La oración es el corazón de la vida de la Comunidad de Sant’Egidio, su primera “obra”. Cuando termina el día todas las Comunidades, tanto si son grandes como si son pequeñas, se reúnen alrededor del Señor para escuchar su Palabra y dirigirse a Él en su invocación. Los discípulos no pueden sino estar a los pies de Jesús, como María de Betania, para elegir la “mejor parte” (Lc 10,42) y aprender de Él sus mismos sentimientos (cfr. Flp 2,5).

Siempre que la Comunidad vuelve al Señor, hace suya la súplica del discípulo anónimo: “¡Señor, enséñanos a orar” (Lc 11,1). Y Jesús, maestro de oración, continúa contestando: “Cuando oréis, decid: Abbá, Padre”.

Cuando oramos, aunque lo hagamos dentro de nuestro corazón, nunca estamos aislados ni somos huérfanos, porque somos en todo momento miembros de la familia del Señor. En la oración común se ve claramente, además del misterio de la filiación, el de la fraternidad.

Las Comunidades de Sant'Egidio que hay por el mundo se reúnen en los distintos lugares que destinan a la oración y presentan al Señor las esperanzas y los dolores de los hombres y mujeres “vejados y abatidos” de los que habla el Evangelio (Mt 9,37).
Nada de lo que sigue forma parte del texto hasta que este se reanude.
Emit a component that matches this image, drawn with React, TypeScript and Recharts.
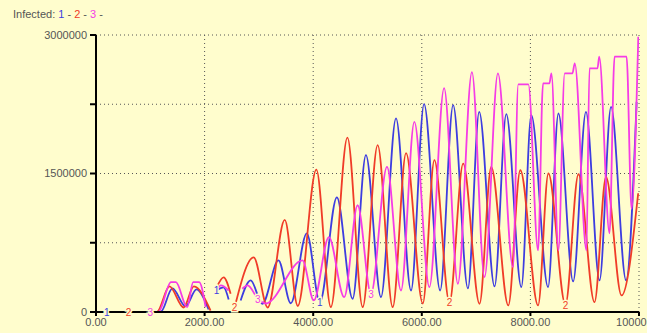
import React from 'react';
import { LineChart, Line, XAxis, YAxis, CartesianGrid } from 'recharts';

const xTicks = [0, 2000, 4000, 6000, 8000, 10000];
const yTicks = [0, 750000, 1500000, 2250000, 3000000];
const yLabelled = [0, 1500000, 3000000];

const s1Name = '1';
const s1T = [0, 200, 1190, 1408, 1648, 1851, 2073, 2150, 2221, 2350, 2443, 2550, 2664, 2848, 3064, 3360, 3587, 3882, 4122, 4436, 4726, 4971, 5248, 5525, 5802, 6042, 6338, 6577, 6849, 7057, 7340, 7556, 7833, 8017, 8325, 8516, 8787, 9023, 9273, 9485, 9762, 9956];
const s1V = [0, 0, 0, 255000, 60000, 244000, 27000, null, 233000, 266000, 136000, null, 125000, 342000, 89000, 559000, 95000, 852000, 106000, 1242000, 143000, 1698000, 161000, 2096000, 233000, 2251000, 233000, 2241000, 255000, 2168000, 277000, 2143000, 269000, 2132000, 269000, 2150000, 331000, 2168000, 342000, 2222000, 342000, 2276000];
const s1Labels = [200, 2221, 4122];

const s2Name = '2';
const s2T = [0, 600, 1120, 1353, 1612, 1802, 2110, 2160, 2221, 2350, 2479, 2520, 2553, 2904, 3162, 3476, 3716, 4058, 4325, 4630, 4911, 5187, 5464, 5710, 6018, 6232, 6509, 6762, 7063, 7279, 7593, 7814, 8141, 8331, 8645, 8885, 9180, 9392, 9678, 9985];
const s2V = [0, 0, 0, 277000, 49000, 277000, 16000, null, 263000, 374000, 197000, null, 49000, 591000, 49000, 998000, 65000, 1541000, 52000, 1888000, 52000, 1807000, 52000, 1720000, 92000, 1644000, 103000, 1606000, 89000, 1571000, 71000, 1535000, 71000, 1500000, 81000, 1492000, 106000, 1463000, 179000, 1286000];
const s2Labels = [600, 2553, 6509, 8645];

const s3Name = '3';
const s3T = [0, 1000, 1150, 1380, 1470, 1680, 1790, 1900, 2018, 2120, 2221, 2300, 2443, 2560, 2695, 2793, 2978, 3125, 3803, 4011, 4288, 4571, 4818, 5064, 5359, 5617, 5863, 6140, 6411, 6664, 6923, 7155, 7402, 7679, 7777, 7962, 8141, 8233, 8350, 8387, 8516, 8632, 8774, 8817, 9032, 9088, 9236, 9267, 9457, 9550, 9771, 9863, 9987];
const s3V = [0, 0, 0, 323000, 323000, 52000, 323000, 323000, 52000, null, 233000, 288000, 233000, null, 252000, 288000, 146000, 92000, 559000, 125000, 812000, 161000, 1156000, 197000, 1571000, 233000, 2059000, 269000, 2425000, 306000, 2599000, 378000, 2584000, 486000, 2465000, 2465000, 667000, 2476000, 2476000, 2584000, 667000, 2584000, 2584000, 2693000, 667000, 2639000, 2639000, 2765000, 852000, 2765000, 2765000, 1118000, 2982000];
const s3Labels = [1000, 2978, 5064];

const BG = '#fffdcd';
const C1 = '#3d3de0';
const C2 = '#f03c28';
const C3 = '#f53ce6';

type Pt = { t: number; v: number | null; lab: boolean };
const build = (ts: number[], vs: (number | null)[], labs: number[]): Pt[] =>
  ts.map((t, i) => ({ t, v: vs[i], lab: labs.includes(t) }));

const d1 = build(s1T, s1V, s1Labels);
const d2 = build(s2T, s2V, s2Labels);
const d3 = build(s3T, s3V, s3Labels);

const mkLabel = (data: Pt[], color: string, text: string) => (props: any) => {
  const { x, y, index } = props;
  if (!data[index] || !data[index].lab || x == null || y == null) return <g key={`l${index}`} />;
  return (
    <text
      key={`l${index}`}
      x={x}
      y={y}
      dy={4}
      textAnchor="middle"
      fontSize={10}
      fontFamily="Liberation Sans, Arial, sans-serif"
      fill={color}
      stroke={BG}
      strokeWidth={3}
      paintOrder="stroke"
    >
      {text}
    </text>
  );
};

const tickStyle = { fill: '#555', fontSize: 11, fontFamily: 'Liberation Sans, Arial, sans-serif' };

export default function App() {
  return (
    <div style={{ position: 'absolute', left: 0, top: 0, width: 647, height: 333, background: BG, overflow: 'hidden' }}>
      <div
        style={{
          position: 'absolute',
          left: 13,
          top: 8,
          fontSize: 11,
          fontFamily: 'Liberation Sans, Arial, sans-serif',
          color: '#555',
          whiteSpace: 'pre',
        }}
      >
        Infected: <span style={{ color: C1 }}>1</span> - <span style={{ color: C2 }}>2</span> - <span style={{ color: C3 }}>3</span> -
      </div>
      <LineChart width={647} height={333} margin={{ top: 35, right: 8, bottom: 0, left: 0 }}>
        <CartesianGrid stroke="#555" strokeDasharray="1 3" />
        <XAxis
          type="number"
          dataKey="t"
          domain={[0, 10000]}
          ticks={xTicks}
          tickFormatter={(v: number) => v.toFixed(2)}
          axisLine={{ stroke: '#000', strokeWidth: 2 }}
          tickLine={{ stroke: '#000', strokeWidth: 2 }}
          tickSize={4}
          tickMargin={2}
          height={21}
          tick={tickStyle}
          interval={0}
          allowDataOverflow
        />
        <YAxis
          type="number"
          domain={[0, 3000000]}
          ticks={yTicks}
          tickFormatter={(v: number) => (yLabelled.includes(v) ? String(v) : '')}
          axisLine={{ stroke: '#000', strokeWidth: 2 }}
          tickLine={{ stroke: '#000', strokeWidth: 2 }}
          tickSize={6}
          tickMargin={3}
          width={96}
          tick={tickStyle}
          interval={0}
          allowDataOverflow
        />
        <Line data={d1} dataKey="v" name={s1Name} type="monotone" stroke={C1} strokeWidth={1.8} dot={false} isAnimationActive={false} label={mkLabel(d1, C1, s1Name)} />
        <Line data={d2} dataKey="v" name={s2Name} type="monotone" stroke={C2} strokeWidth={1.8} dot={false} isAnimationActive={false} label={mkLabel(d2, C2, s2Name)} />
        <Line data={d3} dataKey="v" name={s3Name} type="monotone" stroke={C3} strokeWidth={1.8} dot={false} isAnimationActive={false} label={mkLabel(d3, C3, s3Name)} />
      </LineChart>
    </div>
  );
}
En aquella gente de entonces se incluyen los habitantes de las ciudades contemporáneas, los pobres que son marginados de la vida, todos aquellos que esperan que alguien les contrate (cfr. Mt 20).

La oración común recoge el grito, la aspiración, el deseo de paz, de curación, de sentido de la vida y de salvación que hay en los hombres y las mujeres de este mundo. La oración nunca es vacía. Sube incesante al Señor para que el llanto se transforme en alegría, la desesperación en felicidad, la angustia en esperanza y la soledad en comunión. Y para que el Reino de Dios llegue pronto a los hombres.